Later in the article, Khan suggests that the 2005 decision needs to be revisited, that the informal courts practising sharia need to be brought into the system, and that so doing would help heal rifts internal to Canadian society.

Since 9/11, Canadian Muslims have felt increased discrimination. This has a direct impact on identity and how a minority perceives its acceptance by the majority. With the raucous, sometimes racist, nature of the Ontario controversy, many Muslims were forced to focus on sharia as a component of identity, resulting in a plurality wishing to abide by Islamic principles in matters of family law.


I disagree strongly with Khan on three grounds. Firstly, on the grounds enunciated here.

Pam Cross, legal director of Metropolitan Action Committee on Violence Against Women and Children and co-chair of the No Religious Arbitration Coalition, says there will always be people who will operate outside a regulated arbitration system. However, she says allowing faith-based arbitration in Ontario is not the solution.

"That is a concern and that would have happened no matter what the government did, because had the government decided to leave the Arbitration Act as it's presently written, there's little doubt in my mind that the government would have implemented the safeguards, or least some of the safeguards, proposed by Boyd in her report.

"So there would have still been people who wanted to operate outside even those safeguards. I don't think the threat of so-to-speak back-alley arbitrations should be used to say, 'Well, we should have regulated them.' Whatever system of regulation you come up with, there are always people who are capable of finding a way to get around that," Cross says.

[. . .]

Cross says while the premier's announcement is a victory for the coalition, much work needs to be done to ensure women have access to justice.

"I think one of the biggest jobs that we have--and by 'we' I mean those of us working with women but also the community, the government--a really big job that we have is to ensure that women have access to legal information so that they know what the law of Ontario, and what the law of Canada provides for them.

"So that when they are making decisions about how they want to handle their separation--do they want to go the route of private mediation or do they want to hire a lawyer and possibly end up in court--we'd like women to be making that decision based on access to full information, and that's a very important job that lies ahead of us right now," she says.

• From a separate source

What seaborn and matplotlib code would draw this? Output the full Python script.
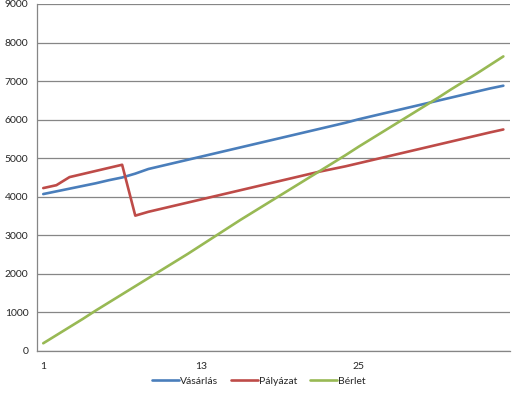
import numpy as np
import pandas as pd
import matplotlib.pyplot as plt
from matplotlib.ticker import FixedLocator
import seaborn as sns

# hónapok (1..36)
honap = list(range(1, 37))

vasarlas = [4070, 4140, 4210, 4280, 4350, 4430, 4500, 4600, 4720, 4800,
            4880, 4960, 5040, 5120, 5200, 5280, 5360, 5440, 5520, 5600,
            5680, 5760, 5840, 5920, 6010, 6090, 6170, 6250, 6330, 6410,
            6490, 6570, 6650, 6730, 6810, 6880]

palyazat = [4225, 4300, 4510, 4590, 4670, 4750, 4830, 3510, 3610, 3690,
            3770, 3850, 3930, 4010, 4090, 4170, 4250, 4330, 4410, 4490,
            4570, 4650, 4720, 4790, 4870, 4950, 5030, 5110, 5190, 5270,
            5350, 5430, 5510, 5590, 5670, 5745]

berlet = [200, 410, 620, 830, 1050, 1260, 1470, 1680, 1890, 2100,
          2310, 2520, 2740, 2960, 3180, 3400, 3610, 3820, 4030, 4240,
          4450, 4660, 4870, 5080, 5300, 5510, 5720, 5930, 6140, 6350,
          6560, 6780, 6990, 7200, 7420, 7640]

sorozatok = ["Vásárlás", "Pályázat", "Bérlet"]
szinek = ["#4A7EBB", "#BE4B48", "#98B954"]

df = pd.DataFrame({
    "honap": honap * 3,
    "ertek": vasarlas + palyazat + berlet,
    "sorozat": np.repeat(sorozatok, len(honap)),
})

sns.set_style("white")
plt.rcParams["font.family"] = ["Lato", "DejaVu Sans"]

fig = plt.figure(figsize=(5.13, 3.97), dpi=100)
ax = fig.add_axes([0.0715, 0.1159, 0.9225, 0.8741])

sns.lineplot(data=df, x="honap", y="ertek", hue="sorozat", hue_order=sorozatok,
             palette=szinek, linewidth=1.9, ax=ax, legend=True)

szurke = "#868686"
ax.set_xlim(0.5, 36.5)
ax.set_ylim(0, 9000)
ax.set_yticks(range(0, 9001, 1000))
ax.grid(axis="y", color=szurke, linewidth=0.9)
ax.set_axisbelow(True)

ax.set_xticks([1, 13, 25])
ax.xaxis.set_minor_locator(FixedLocator(np.arange(0.5, 37, 1)))
ax.tick_params(axis="x", which="major", length=0, pad=8, labelsize=7.5)
ax.tick_params(axis="x", which="minor", length=4, color=szurke, width=0.9)
ax.tick_params(axis="y", which="major", length=4, color=szurke, width=0.9,
               labelsize=7.5, pad=2)

for s in ["top", "right"]:
    ax.spines[s].set_visible(False)
for s in ["left", "bottom"]:
    ax.spines[s].set_color(szurke)
    ax.spines[s].set_linewidth(0.9)

ax.set_xlabel("")
ax.set_ylabel("")

ax.legend_.remove()
handles, labels = ax.get_legend_handles_labels()
fig.legend(handles, labels, loc="center", bbox_to_anchor=(0.505, 0.04),
           ncol=3, frameon=False, fontsize=7.5, handlelength=2.6,
           handletextpad=0.1, columnspacing=1.2)

fig.savefig("out.png", dpi=100, facecolor="white")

Secondly, as we've seen in such unhappy societies as Israel and Lebanon, giving religious authorities an actual stake in the legal system does only bad things, keeping the members of different denominations in line behind their religious-cum-political leaders who have a vested interest in preventing defections through intermarriage or internal dissent. In Canada, at least, the rule of law isn't subject to divine law. Canada has done well because--not despite--of this.

Thirdly, speaking directly to Khan's point about the alienation common to many Canadian Muslims, how can the solution to the question of Canadian Muslim isolation lie in the creation of separate, or at least parallel, legal systems? The public sphere should be open to everyone by default.

And yet. This Ottawa Citizen article quotes polls suggesting that Canadians as a rule are opposed to faith-based arbitration regardless of religion, this opposition being stronger in Ontario, Québec and Alberta, but remaining a majority sentiment throughout the country.

The only Canadian region that came close--49%--to a sentiment in favour was the North, where the First Nations and Inuit have their own conflict-resolution systems which have co-existed and/or conflicted frequently with the established Canadian legal system. Might an honest across-the-board opposition to faith-based arbitration in Ontario (and elsewhere) represent some sort of domestic cultural imperialism towards religious minorities? Does the public square requiring the shedding of faith in this circumstance, or in other circumstances? In the end, I suppose it relates to the question of how much common ground has to be shared for a pluralistic society to function meaningfully.

Your thoughts, as always, are most welcome.